Friday, December 18, 2015

Backbiter article



Backbiter and the Rhetoric of Detraction
Hayes, Douglas W. Comparative Drama 34.1 (2000): 53-78.


Hayes sets up his examination of the detractors, and Backbiter in particular, by looking at Backbiter’s role in The Castle of Perseverance, a text pre-dating the N-Town plays. Using language, Backbiter moves back and forth across the strict lines between good and evil, blurring those lines. Hayes compares his place as a representative of “sins of the tongue” to Augustine’s understanding that rhetoric can be a force for evil as much as for good.

 

In the N-Town plays, Hayes says, the detractors use their ambivalent rhetoric for complicated purposes. The very presence of these characters forces the audience into an interpretive position by disrupting the sense of pure historical portrayal and reminding the audience of the dramatic setting. By addressing the audience, the detractors insert the audience into the biblical moment and force it to face the questions the biblical characters faced. Thus, the detractors put the audience in a position of attending to arguments against central tenets of Christian orthodoxy.

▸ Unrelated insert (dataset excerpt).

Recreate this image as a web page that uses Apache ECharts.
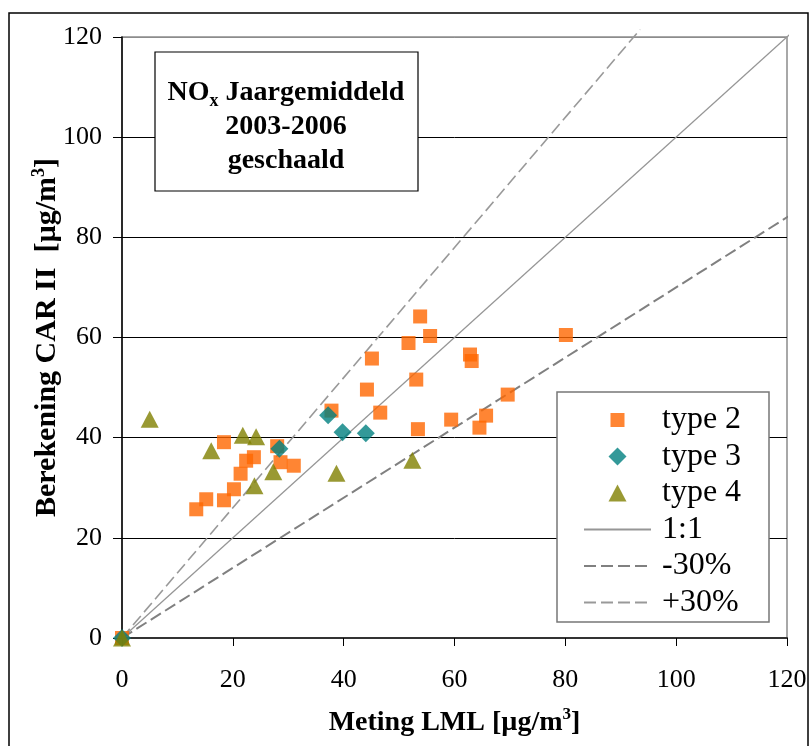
<!DOCTYPE html>
<html>
<head>
<meta charset="utf-8">
<script src="https://cdn.jsdelivr.net/npm/echarts@6/dist/echarts.min.js"></script>
<style>
  html, body { margin: 0; padding: 0; background: #fff; }
  #chart { width: 810px; height: 746px; }
</style>
</head>
<body>
<div id="chart"></div>
<script>
// Measured NOx (LML) vs. calculated NOx (CAR II), annual means 2003-2006, in µg/m3
const type2 = [
  [0, 0], [13.4, 25.7], [15.2, 27.7], [18.4, 27.5], [18.4, 39.1], [20.2, 29.7],
  [21.4, 32.8], [22.4, 35.4], [23.8, 36.1], [28.0, 38.3], [28.6, 35.1], [31.0, 34.4],
  [37.8, 45.4], [44.2, 49.6], [45.1, 55.8], [46.6, 45.0], [51.7, 58.9], [53.1, 51.6],
  [53.4, 41.7], [53.8, 64.2], [55.6, 60.3], [59.4, 43.6], [62.8, 56.6], [63.1, 55.3],
  [64.5, 42.0], [65.7, 44.4], [69.6, 48.6], [80.1, 60.5]
];
const type3 = [
  [0, 0], [28.4, 37.8], [37.2, 44.5], [39.8, 41.1], [44.0, 40.9]
];
const type4 = [
  [0, 0], [5.0, 43.7], [16.1, 37.4], [21.8, 40.5], [24.2, 40.2], [23.9, 30.4],
  [27.3, 33.2], [38.7, 32.9], [52.4, 35.5]
];

// Reference lines: 1:1, -30 % and +30 %
const oneToOne = [[0, 0], [122, 122]];
const minus30 = [[0, 0], [123, 86.1]];
const plus30 = [[0, 0], [93.5, 121.5]];

const axisTicks = [0, 20, 40, 60, 80, 100, 120];
const seriesNames = ['type 2', 'type 3', 'type 4', '1:1', '-30%', '+30%'];

const FONT = '"Liberation Serif", "Times New Roman", serif';
const hidden = { color: 'rgba(0,0,0,0)', borderWidth: 0, opacity: 0 };

// Legend marker glyphs, drawn inside a fixed 67 x 18 frame so they keep their own size
const FRAME = 'M0,0M67,18';
const iconSquare = 'path://' + FRAME + 'M26.5,2h14v14h-14Z';
const iconDiamond = 'path://' + FRAME + 'M33.5,0L42.5,9L33.5,18L24.5,9Z';
const iconTriangle = 'path://' + FRAME + 'M33.5,0.5L42.5,17.5L24.5,17.5Z';

const chart = echarts.init(document.getElementById('chart'), null, { renderer: 'canvas' });

chart.setOption({
  animation: false,
  backgroundColor: '#fff',
  textStyle: { fontFamily: FONT, color: '#000' },
  grid: {
    left: 122, top: 37, right: 23, bottom: 108,
    show: true, borderColor: '#8c8c8c', borderWidth: 1.5
  },
  xAxis: {
    type: 'value',
    min: axisTicks[0], max: axisTicks[axisTicks.length - 1], interval: 20,
    name: 'Meting LML [µg/m{sup|3}]',
    nameLocation: 'middle',
    nameMoveOverlap: false,
    nameGap: 68,
    nameTextStyle: {
      fontFamily: FONT, fontSize: 28, fontWeight: 'bold', color: '#000',
      rich: {
        sup: { fontFamily: FONT, fontSize: 17, fontWeight: 'bold', verticalAlign: 'top', padding: [0, 0, 16, 0] }
      }
    },
    axisLine: { show: true, onZero: false, lineStyle: { color: '#333', width: 2 } },
    axisTick: { show: true, inside: false, length: 8, lineStyle: { color: '#000', width: 1 } },
    axisLabel: { fontFamily: FONT, fontSize: 26, color: '#000', margin: 29 },
    splitLine: { show: false }
  },
  yAxis: {
    type: 'value',
    min: axisTicks[0], max: axisTicks[axisTicks.length - 1], interval: 20,
    name: 'Berekening CAR II  [µg/m{sup|3}]',
    nameLocation: 'middle',
    nameMoveOverlap: false,
    nameGap: 58,
    nameTextStyle: {
      fontFamily: FONT, fontSize: 30, fontWeight: 'bold', color: '#000',
      rich: {
        sup: { fontFamily: FONT, fontSize: 18, fontWeight: 'bold', verticalAlign: 'top', padding: [0, 0, 16, 0] }
      }
    },
    axisLine: { show: true, onZero: false, lineStyle: { color: '#000', width: 1.5 } },
    axisTick: { show: true, inside: false, length: 9, lineStyle: { color: '#000', width: 1 } },
    axisLabel: { fontFamily: FONT, fontSize: 26, color: '#000', margin: 20 },
    splitLine: {
      show: true,
      lineStyle: { color: ['#000', '#000', '#000', '#000', '#000', '#000', '#8c8c8c'], width: 1 }
    }
  },
  legend: {
    orient: 'vertical',
    left: 557, top: 392,
    padding: [12, 10, 7, 26],
    itemWidth: 67,
    itemHeight: 18,
    itemGap: 4.5,
    z: 8,
    data: [
      { name: seriesNames[0], icon: iconSquare },
      { name: seriesNames[1], icon: iconDiamond },
      { name: seriesNames[2], icon: iconTriangle },
      { name: seriesNames[3], itemStyle: hidden },
      { name: seriesNames[4], itemStyle: hidden },
      { name: seriesNames[5], itemStyle: hidden }
    ],
    textStyle: { fontFamily: FONT, fontSize: 32, color: '#000', lineHeight: 30, padding: [0, 0, 0, 6] }
  },
  graphic: [
    // outer frame
    {
      type: 'rect', z: 1, silent: true,
      shape: { x: 9, y: 13, width: 799, height: 760 },
      style: { fill: null, stroke: '#000', lineWidth: 1.5 }
    },
    // legend box
    {
      type: 'rect', z: 6, silent: true,
      shape: { x: 557, y: 392, width: 212, height: 230 },
      style: { fill: '#fff', stroke: '#777', lineWidth: 1.5 }
    },
    // title box
    {
      type: 'rect', z: 6, silent: true,
      shape: { x: 155, y: 52, width: 263, height: 139 },
      style: { fill: '#fff', stroke: '#000', lineWidth: 1.2 }
    },
    {
      type: 'text', z: 7, silent: true,
      x: 286, y: 76,
      style: {
        x: 0, y: 0,
        text: '{t|NO}{sub|x}{t| Jaargemiddeld}\n{t|2003-2006}\n{t|geschaald}',
        align: 'center',
        verticalAlign: 'top',
        fill: '#000',
        rich: {
          t: { fontFamily: FONT, fontSize: 28, fontWeight: 'bold', lineHeight: 34, fill: '#000' },
          sub: { fontFamily: FONT, fontSize: 18, fontWeight: 'bold', lineHeight: 34, verticalAlign: 'bottom', padding: [8, 0, 0, 0], fill: '#000' }
        }
      }
    }
  ],
  series: [
    {
      name: 'type 2', type: 'scatter', z: 4, clip: false,
      symbol: 'rect', symbolSize: 14,
      itemStyle: { color: '#FF6600' },
      data: type2
    },
    {
      name: 'type 3', type: 'scatter', z: 4, clip: false,
      symbol: 'diamond', symbolSize: [18, 18],
      itemStyle: { color: '#008080' },
      data: type3
    },
    {
      name: 'type 4', type: 'scatter', z: 4, clip: false,
      symbol: 'triangle', symbolSize: [18, 17],
      itemStyle: { color: '#808000' },
      data: type4
    },
    {
      name: '1:1', type: 'line', z: 3, clip: false,
      symbol: 'none',
      lineStyle: { color: '#969696', width: 1.3, type: 'solid' },
      itemStyle: { color: '#969696' },
      data: oneToOne
    },
    {
      name: '-30%', type: 'line', z: 3, clip: false,
      symbol: 'none',
      lineStyle: { color: '#808080', width: 2, type: [12, 5] },
      itemStyle: { color: '#808080' },
      data: minus30
    },
    {
      name: '+30%', type: 'line', z: 3, clip: false,
      symbol: 'none',
      lineStyle: { color: '#999', width: 1.6, type: [12, 5] },
      itemStyle: { color: '#999' },
      data: plus30
    }
  ]
});
</script>
</body>
</html>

When the detractors receive God’s wrath in payment, the audience knows which side of the argument is correct, but maintains its interpretive position; now the audience members have made an interpretive choice, and are no longer mere spectators to the biblical story. Still, Backbiter seems to escape unscathed, and may return.

 

In my paper about who determines correct belief, I had already planned to argue something similar about the role of the dramatic setting to make the audience interpret and judge heresy. Hayes’ article, by focusing on the detractors, points out a specific way that the plays do so. I plan to expand on his that the detractors force the audience to decide (with guidance) what is correct belief, arguing that the presence of God’s judgment at the end of the plays motivates the audience to become self-regulating in belief and to regulate the heterodox beliefs of others.